April 23, 2013

Don’t trade on news—especially unverified news

A flash crash shortly after 1 p.m. today should never have happened. Usually when the market dips and quickly recovers it’s because of a data entry error—an extra zero in a sell order. But this one was the product of sheer stupidity—and maybe deliberate malice.

A hacker cracked the Associated Press Twitter feed and sent a fake news item claiming explosions at the White House had injured the president. Almost instantly, the markets dropped 1 percent, which doesn’t sound like a lot. And in the big picture, it’s not. But 1 percent was the entirety of the day’s gains up to that point.

DJI = Dow Jones • INX = S&P 500 • IXIC = Nasdaq
You see the markets recovered almost as quickly. The problem, apart from the fact that the AP’s account shouldn’t have been hacked in the first place, is that the drop seems to have happened without human intervention.

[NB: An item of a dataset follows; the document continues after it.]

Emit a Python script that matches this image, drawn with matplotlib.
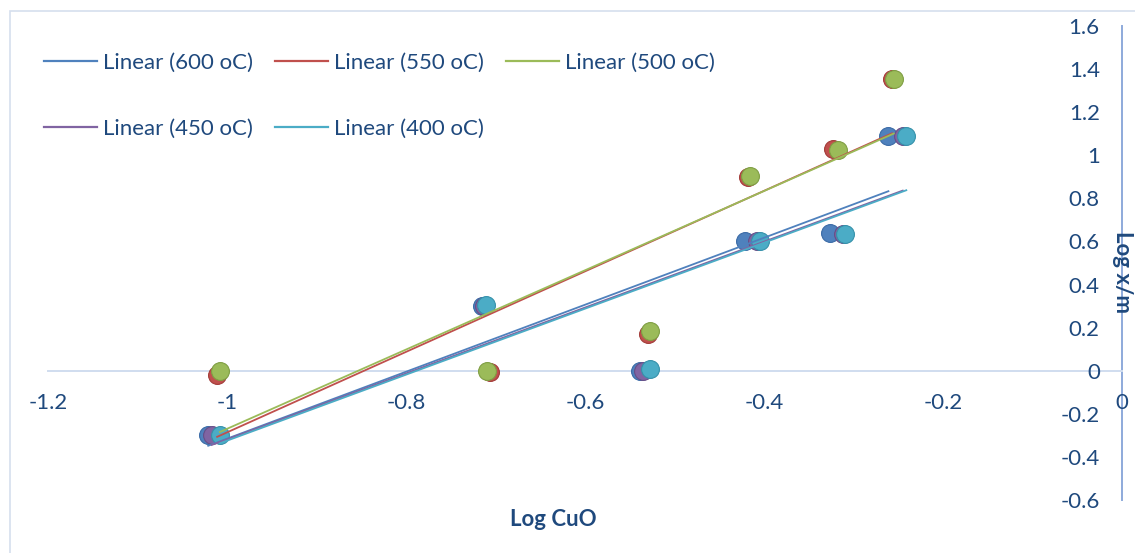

In this CNBC article about the matter, Kenny Polcari of O’Neill Securities is quoted as saying, “That goes to show you how algorithms read headlines and create these automatic orders – you don’t even have time to react as a human being.” What he’s implying is that computers are programmed to sell based on news headlines, without first verifying those headlines elsewhere.

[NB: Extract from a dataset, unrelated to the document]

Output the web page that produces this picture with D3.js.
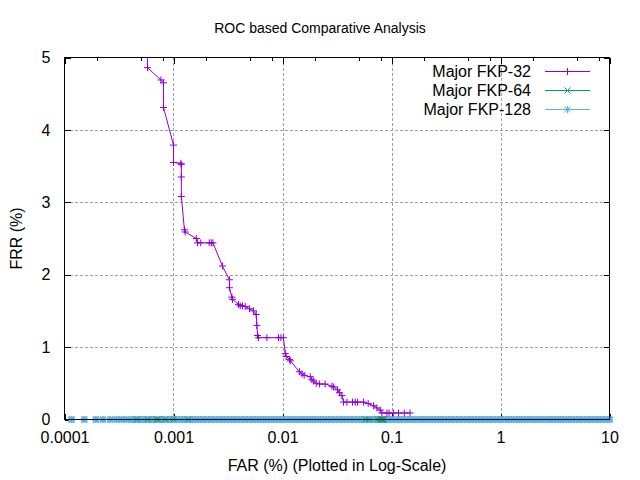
<!DOCTYPE html>
<html>
<head>
<meta charset="utf-8">
<script src="https://cdn.jsdelivr.net/npm/d3@7/dist/d3.min.js"></script>
<style>
  body { margin: 0; background: #fff; }
  svg { display: block; font-family: "Liberation Sans", Arial, sans-serif; }
  text { fill: #000; }
</style>
</head>
<body>
<svg id="chart" width="640" height="480"></svg>
<script>
// chart texts
var titleText = "ROC based Comparative Analysis";
var xLabel = "FAR (%) (Plotted in Log-Scale)";
var yLabel = "FRR (%)";
var seriesNames = ["Major FKP-32", "Major FKP-64", "Major FKP-128"];

// ticks
var xTickValues = [0.0001, 0.001, 0.01, 0.1, 1, 10];
var xTickLabels = ["0.0001", "0.001", "0.01", "0.1", "1", "10"];
var xMinorTicks = [0.0002, 0.0005, 0.0008, 0.002, 0.005, 0.008, 0.02, 0.05, 0.08,
                   0.2, 0.5, 0.8, 2, 5, 8];
var yTickValues = [0, 1, 2, 3, 4, 5];

// Major FKP-32
var fkp32Far = [0.000577, 0.000577, 0.000766, 0.00081, 0.00081, 0.001, 0.001, 0.00117,
                0.00118, 0.00118, 0.00118, 0.00126, 0.00128, 0.00162, 0.00166, 0.00178,
                0.00213, 0.00222, 0.0023, 0.00281, 0.00326, 0.00326, 0.00343, 0.00348,
                0.00395, 0.00409, 0.0043, 0.00455, 0.00498, 0.00542, 0.00574, 0.00582,
                0.0059, 0.00603, 0.00719, 0.00919, 0.00967, 0.0102, 0.0106, 0.0108,
                0.0116, 0.0118, 0.0143, 0.0151, 0.0158, 0.018, 0.0186, 0.0193,
                0.0204, 0.0219, 0.0246, 0.0284, 0.0294, 0.032, 0.0333, 0.0351,
                0.0363, 0.039, 0.0439, 0.0465, 0.0488, 0.0554, 0.0611, 0.0684,
                0.0735, 0.0788, 0.0817, 0.0908, 0.095, 0.104, 0.116, 0.131, 0.148];
var fkp32Frr = [5.4, 4.86, 4.69, 4.65, 4.31, 3.79, 3.55, 3.54,
                3.52, 3.35, 3.08, 2.62, 2.59, 2.5, 2.44, 2.44,
                2.44, 2.44, 2.44, 2.12, 1.93, 1.82, 1.69, 1.66,
                1.59, 1.57, 1.57, 1.56, 1.53, 1.5, 1.45, 1.3,
                1.16, 1.13, 1.13, 1.13, 1.13, 1.13, 0.91, 0.87,
                0.83, 0.81, 0.66, 0.63, 0.61, 0.59, 0.55, 0.53,
                0.5, 0.49, 0.49, 0.46, 0.45, 0.41, 0.37, 0.33,
                0.24, 0.24, 0.24, 0.24, 0.24, 0.24, 0.22, 0.19,
                0.16, 0.13, 0.09, 0.09, 0.09, 0.09, 0.09, 0.09, 0.09];

// Major FKP-64
var fkp64Far = [0.00046, 0.00058, 0.0007, 0.00072, 0.00084, 0.001, 0.00136,
                0.058, 0.062, 0.075, 0.078, 0.08, 0.081, 0.082, 0.083, 0.084, 0.085];
var fkp64Frr = [0, 0, 0, 0, 0, 0, 0,
                0, 0, 0, 0, 0, 0, 0, 0, 0, 0];

// Major FKP-128 (dense band along FRR = 0), rows of 10
var fkp128Far = [
    0.000116, 0.000152, 0.000194, 0.000225, 0.000263, 0.000301, 0.000334, 0.00037, 0.000406, 0.00044,
    0.00047, 0.0005, 0.00053, 0.00056, 0.00059, 0.00063, 0.00067, 0.00071, 0.00075, 0.00079,
    0.00084, 0.00089, 0.00094,
    0.001, 0.00106, 0.00112, 0.00119, 0.00126, 0.00133, 0.00141, 0.0015, 0.00158, 0.00168,
    0.00178, 0.00188, 0.002, 0.00211, 0.00224, 0.00237, 0.00251, 0.00266, 0.00282, 0.00299,
    0.00316, 0.00335, 0.00355, 0.00376, 0.00398, 0.00422, 0.00447, 0.00473, 0.00501, 0.00531,
    0.00562, 0.00596, 0.00631, 0.00668, 0.00708, 0.0075, 0.00794, 0.00841, 0.00891, 0.00944,
    0.01, 0.0106, 0.0112, 0.0119, 0.0126, 0.0133, 0.0141, 0.015, 0.0158, 0.0168,
    0.0178, 0.0188, 0.02, 0.0211, 0.0224, 0.0237, 0.0251, 0.0266, 0.0282, 0.0299,
    0.0316, 0.0335, 0.0355, 0.0376, 0.0398, 0.0422, 0.0447, 0.0473, 0.0501, 0.0531,
    0.0562, 0.0596, 0.0631, 0.0668, 0.0708, 0.075, 0.0794, 0.0841, 0.0891, 0.0944,
    0.1, 0.106, 0.112, 0.119, 0.126, 0.133, 0.141, 0.15, 0.158, 0.168,
    0.178, 0.188, 0.2, 0.211, 0.224, 0.237, 0.251, 0.266, 0.282, 0.299,
    0.316, 0.335, 0.355, 0.376, 0.398, 0.422, 0.447, 0.473, 0.501, 0.531,
    0.562, 0.596, 0.631, 0.668, 0.708, 0.75, 0.794, 0.841, 0.891, 0.944,
    1, 1.06, 1.12, 1.19, 1.26, 1.33, 1.41, 1.5, 1.58, 1.68,
    1.78, 1.88, 2, 2.11, 2.24, 2.37, 2.51, 2.66, 2.82, 2.99,
    3.16, 3.35, 3.55, 3.76, 3.98, 4.22, 4.47, 4.73, 5.01, 5.31,
    5.62, 5.96, 6.31, 6.68, 7.08, 7.5, 7.94, 8.41, 8.91, 9.44,
    10];
var fkp128Frr = [
    0, 0, 0, 0, 0, 0, 0, 0, 0, 0,
    0, 0, 0, 0, 0, 0, 0, 0, 0, 0,
    0, 0, 0,
    0, 0, 0, 0, 0, 0, 0, 0, 0, 0,
    0, 0, 0, 0, 0, 0, 0, 0, 0, 0,
    0, 0, 0, 0, 0, 0, 0, 0, 0, 0,
    0, 0, 0, 0, 0, 0, 0, 0, 0, 0,
    0, 0, 0, 0, 0, 0, 0, 0, 0, 0,
    0, 0, 0, 0, 0, 0, 0, 0, 0, 0,
    0, 0, 0, 0, 0, 0, 0, 0, 0, 0,
    0, 0, 0, 0, 0, 0, 0, 0, 0, 0,
    0, 0, 0, 0, 0, 0, 0, 0, 0, 0,
    0, 0, 0, 0, 0, 0, 0, 0, 0, 0,
    0, 0, 0, 0, 0, 0, 0, 0, 0, 0,
    0, 0, 0, 0, 0, 0, 0, 0, 0, 0,
    0, 0, 0, 0, 0, 0, 0, 0, 0, 0,
    0, 0, 0, 0, 0, 0, 0, 0, 0, 0,
    0, 0, 0, 0, 0, 0, 0, 0, 0, 0,
    0, 0, 0, 0, 0, 0, 0, 0, 0, 0,
    0];

var colors = ["#9400d3", "#009e73", "#56b4e9"];
var markers = ["plus", "cross", "star"];

var svg = d3.select("#chart");
var fontSize = 16;

// plot box (gnuplot-like margins)
var plotLeft = 64.5, plotRight = 609.5, plotTop = 57.5, plotBottom = 419.5;

var x = d3.scaleLog().domain([0.0001, 10]).range([plotLeft, plotRight]);
var y = d3.scaleLinear().domain([0, 5]).range([plotBottom, plotTop]);

// marker path around (0,0)
function markerPath(kind) {
    var p = d3.path();
    var s = 3.5, c = 3;
    if (kind == "plus" || kind == "star") {
        p.moveTo(-s, 0); p.lineTo(s, 0);
        p.moveTo(0, -s); p.lineTo(0, s);
    }
    if (kind == "cross" || kind == "star") {
        p.moveTo(-c, -c); p.lineTo(c, c);
        p.moveTo(-c, c); p.lineTo(c, -c);
    }
    return p.toString();
}

// grid
var grid = svg.append("g")
    .attr("stroke", "#a0a0a0")
    .attr("stroke-width", 1)
    .attr("stroke-dasharray", "3,2")
    .attr("shape-rendering", "crispEdges");
grid.selectAll(".gx")
    .data(xTickValues.slice(1, -1))
    .enter().append("line")
    .attr("x1", function(d) { return Math.round(x(d)) + 0.5; })
    .attr("x2", function(d) { return Math.round(x(d)) + 0.5; })
    .attr("y1", plotTop).attr("y2", plotBottom);
grid.selectAll(".gy")
    .data(yTickValues.slice(1, -1))
    .enter().append("line")
    .attr("x1", plotLeft).attr("x2", plotRight)
    .attr("y1", function(d) { return Math.round(y(d)) + 0.5; })
    .attr("y2", function(d) { return Math.round(y(d)) + 0.5; });

// axes (ticks inward, mirrored on top and right)
function styleAxis(g) {
    g.select(".domain").remove();
    g.selectAll("line").attr("stroke", "#000").attr("shape-rendering", "crispEdges");
    g.selectAll("text").attr("font-size", fontSize).attr("font-family", "Liberation Sans, Arial, sans-serif").attr("fill", "#000");
}

svg.append("g").attr("transform", "translate(0," + plotBottom + ")")
    .call(d3.axisBottom(x).tickValues(xTickValues)
        .tickFormat(function(d, i) { return xTickLabels[i]; })
        .tickSize(-6).tickSizeOuter(0).tickPadding(12))
    .call(styleAxis);
svg.append("g").attr("transform", "translate(0," + plotTop + ")")
    .call(d3.axisTop(x).tickValues(xTickValues).tickFormat("").tickSize(-6).tickSizeOuter(0))
    .call(styleAxis);
svg.append("g").attr("transform", "translate(0," + plotBottom + ")")
    .call(d3.axisBottom(x).tickValues(xMinorTicks).tickFormat("").tickSize(-3).tickSizeOuter(0))
    .call(styleAxis);
svg.append("g").attr("transform", "translate(0," + plotTop + ")")
    .call(d3.axisTop(x).tickValues(xMinorTicks).tickFormat("").tickSize(-3).tickSizeOuter(0))
    .call(styleAxis);
svg.append("g").attr("transform", "translate(" + plotLeft + ",0)")
    .call(d3.axisLeft(y).tickValues(yTickValues).tickFormat(d3.format("d"))
        .tickSize(-6).tickSizeOuter(0).tickPadding(14))
    .call(styleAxis);
svg.append("g").attr("transform", "translate(" + plotRight + ",0)")
    .call(d3.axisRight(y).tickValues(yTickValues).tickFormat("").tickSize(-6).tickSizeOuter(0))
    .call(styleAxis);

// clip (only the top matters, markers on FRR=0 stick out below)
svg.append("clipPath").attr("id", "plotclip")
    .append("rect").attr("x", 0).attr("y", plotTop).attr("width", 640).attr("height", 480 - plotTop);

var series = [
    { name: seriesNames[0], far: fkp32Far, frr: fkp32Frr, color: colors[0], marker: markers[0] },
    { name: seriesNames[1], far: fkp64Far, frr: fkp64Frr, color: colors[1], marker: markers[1] },
    { name: seriesNames[2], far: fkp128Far, frr: fkp128Frr, color: colors[2], marker: markers[2] }
];

var line = d3.line()
    .x(function(d) { return x(d[0]); })
    .y(function(d) { return y(d[1]); });

var plot = svg.append("g").attr("clip-path", "url(#plotclip)");

// draw the bottom series first so the FKP-32 curve stays visible
[2, 1, 0].forEach(function(k) {
    var s = series[k];
    var pts = s.far.map(function(f, i) { return [f, s.frr[i]]; });
    var g = plot.append("g");
    g.append("path")
        .attr("d", line(pts))
        .attr("fill", "none")
        .attr("stroke", s.color)
        .attr("stroke-width", 1);
    g.selectAll(".pt")
        .data(pts)
        .enter().append("path")
        .attr("transform", function(d) { return "translate(" + x(d[0]) + "," + y(d[1]) + ")"; })
        .attr("d", markerPath(s.marker))
        .attr("fill", "none")
        .attr("stroke", s.color)
        .attr("stroke-width", k == 2 ? 1.8 : 1);
});

// border on top
svg.append("rect")
    .attr("x", plotLeft).attr("y", plotTop)
    .attr("width", plotRight - plotLeft).attr("height", plotBottom - plotTop)
    .attr("fill", "none").attr("stroke", "#000").attr("stroke-width", 1)
    .attr("shape-rendering", "crispEdges");

// legend
var legend = svg.append("g");
series.forEach(function(s, i) {
    var ly = 71 + i * 19;
    legend.append("text")
        .attr("x", 531).attr("y", ly).attr("dy", "0.4em")
        .attr("text-anchor", "end")
        .attr("font-size", fontSize)
        .text(s.name);
    legend.append("line")
        .attr("x1", 545).attr("x2", 590).attr("y1", ly + 0.5).attr("y2", ly + 0.5)
        .attr("stroke", s.color).attr("stroke-width", 1);
    legend.append("path")
        .attr("transform", "translate(567.5," + (ly + 0.5) + ")")
        .attr("d", markerPath(s.marker))
        .attr("fill", "none").attr("stroke", s.color);
});

// titles
svg.append("text")
    .attr("x", 320).attr("y", 33)
    .attr("text-anchor", "middle")
    .attr("font-size", 14)
    .text(titleText);
svg.append("text")
    .attr("x", (plotLeft + plotRight) / 2).attr("y", 471)
    .attr("text-anchor", "middle")
    .attr("font-size", fontSize)
    .text(xLabel);
svg.append("text")
    .attr("transform", "translate(22," + ((plotTop + plotBottom) / 2) + ") rotate(-90)")
    .attr("text-anchor", "middle")
    .attr("font-size", fontSize)
    .text(yLabel);
</script>
</body>
</html>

In one of the great old Tom Baker episodes of Doctor Who, an episode about a doomsday machine, the Doctor said, “The trouble with computers, of course, is that they’re very sophisticated idiots. They do exactly what you tell them at amazing speed. Even if you order them to kill you.”

Today’s flash crash is an excellent example of why safeguards need to be in place to prevent computers from doing stupid things at amazing speed. The event is just a blip on the market’s long-term radar, but anyone with an automated sell order that got mistakenly triggered by this fiasco is probably rethinking their algorithms about now.

More important still is the fact that news—even verified real news—is rarely a good reason to sell off stocks. That computers can be tricked into killing off the stock market, even momentarily, by a lie highlights the need for human supervision, but it also shows the importance of trading on fundamentals, not on rumor and innuendo.